For more information on the LRC, see the Verity Knowledge Console Guide.

Populating the Taxonomy

Once the taxonomy is built and each of its categories is defined, you can populate it with documents. The result of this stage is a fully functional taxonomy, which might be a topic set or portion of a parametric index.

You either accomplish this task either manually or automatically:

Manual. Experts determine what document belongs in what categories, and they populate the category nodes in the taxonomy accordingly. Yahoo! populates its Web taxonomy in this way.


Automatic. A Verity tool evaluates each document against the rule for each category and assigns the document to the appropriate categories in the taxonomy. This approach takes advantage of the business-rules category definitions described earlier.


The best approach is often to use a combination of the automatic and manual methods.

Using the Taxonomy

Studies show that with a well-implemented taxonomy, users use a balanced combination of search and browsing to locate documents.

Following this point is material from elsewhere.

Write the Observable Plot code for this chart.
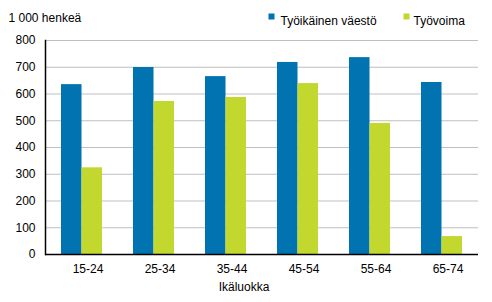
<!DOCTYPE html>
<html>
<head>
<meta charset="utf-8">
<script src="https://cdn.jsdelivr.net/npm/d3@7"></script>
<script src="https://cdn.jsdelivr.net/npm/@observablehq/plot@0.6"></script>
<style>
  html, body { margin: 0; padding: 0; background: #fff; }
  #chart svg { display: block; }
  #chart svg text { font-family: "Liberation Sans", Arial, sans-serif; font-size: 12px; }
</style>
</head>
<body>
<div id="chart"></div>
<script>
const ageGroups = ["15-24", "25-34", "35-44", "45-54", "55-64", "65-74"];
const seriesNames = ["Työikäinen väestö", "Työvoima"];
const workingAge = [635, 699, 665, 718, 736, 643];
const labourForce = [324, 572, 587, 639, 490, 67];
const yTicks = [0, 100, 200, 300, 400, 500, 600, 700, 800];
const yUnit = "1 000 henkeä";
const xTitle = "Ikäluokka";

const colors = ["#0073b0", "#c2d82f"];

const data = [];
ageGroups.forEach((g, i) => {
  data.push({group: g, series: seriesNames[0], value: workingAge[i]});
  data.push({group: g, series: seriesNames[1], value: labourForce[i]});
});

const half = 20.5;

const chart = Plot.plot({
  width: 492,
  height: 302,
  marginLeft: 45,
  marginRight: 14,
  marginTop: 40,
  marginBottom: 48,
  style: {color: "#000", background: "#fff"},
  x: {domain: ageGroups, paddingInner: 0.43, paddingOuter: 0.215},
  y: {domain: [0, 800]},
  color: {domain: seriesNames, range: colors},
  marks: [
    Plot.gridY(yTicks, {stroke: "#bfbfbf", strokeOpacity: 1, strokeWidth: 1}),
    Plot.barY(data.filter(d => d.series === seriesNames[0]), {x: "group", y: "value", fill: "series", insetRight: half}),
    Plot.barY(data.filter(d => d.series === seriesNames[1]), {x: "group", y: "value", fill: "series", insetLeft: half}),
    Plot.ruleY([0], {stroke: "#000", strokeWidth: 1.5}),
    Plot.frame({anchor: "left", stroke: "#000", strokeWidth: 1.5}),
    Plot.axisY(yTicks, {tickSize: 0, tickPadding: 10, label: null}),
    Plot.axisX({tickSize: 0, tickPadding: 10, label: null, dx: 6}),
    Plot.text([xTitle], {frameAnchor: "bottom", dx: -18, dy: 36}),
    Plot.text([yUnit], {frameAnchor: "top-left", textAnchor: "start", dx: -37, dy: -27}),
    Plot.dot([seriesNames[0]], {frameAnchor: "top-left", dx: 226, dy: -24, symbol: "square", r: 3.4, fill: d => d, stroke: null}),
    Plot.text([seriesNames[0]], {frameAnchor: "top-left", textAnchor: "start", dx: 235, dy: -24}),
    Plot.dot([seriesNames[1]], {frameAnchor: "top-left", dx: 361, dy: -24, symbol: "square", r: 3.4, fill: d => d, stroke: null}),
    Plot.text([seriesNames[1]], {frameAnchor: "top-left", textAnchor: "start", dx: 368, dy: -24})
  ]
});
document.getElementById("chart").appendChild(chart);
</script>
</body>
</html>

The search could be issued at the top level to filter the categories in which matching documents exist, or scoped within a subset of the taxonomy.

To accommodate the different ways that various groups use information, you can create multiple taxonomies to organize content in ways that make the most sense for each group. For example, separate taxonomies can be created for the sales, marketing, human resources, and engineering departments. This puts information into the context of your overall business model, and adds a valuable dimension to the content discovery process.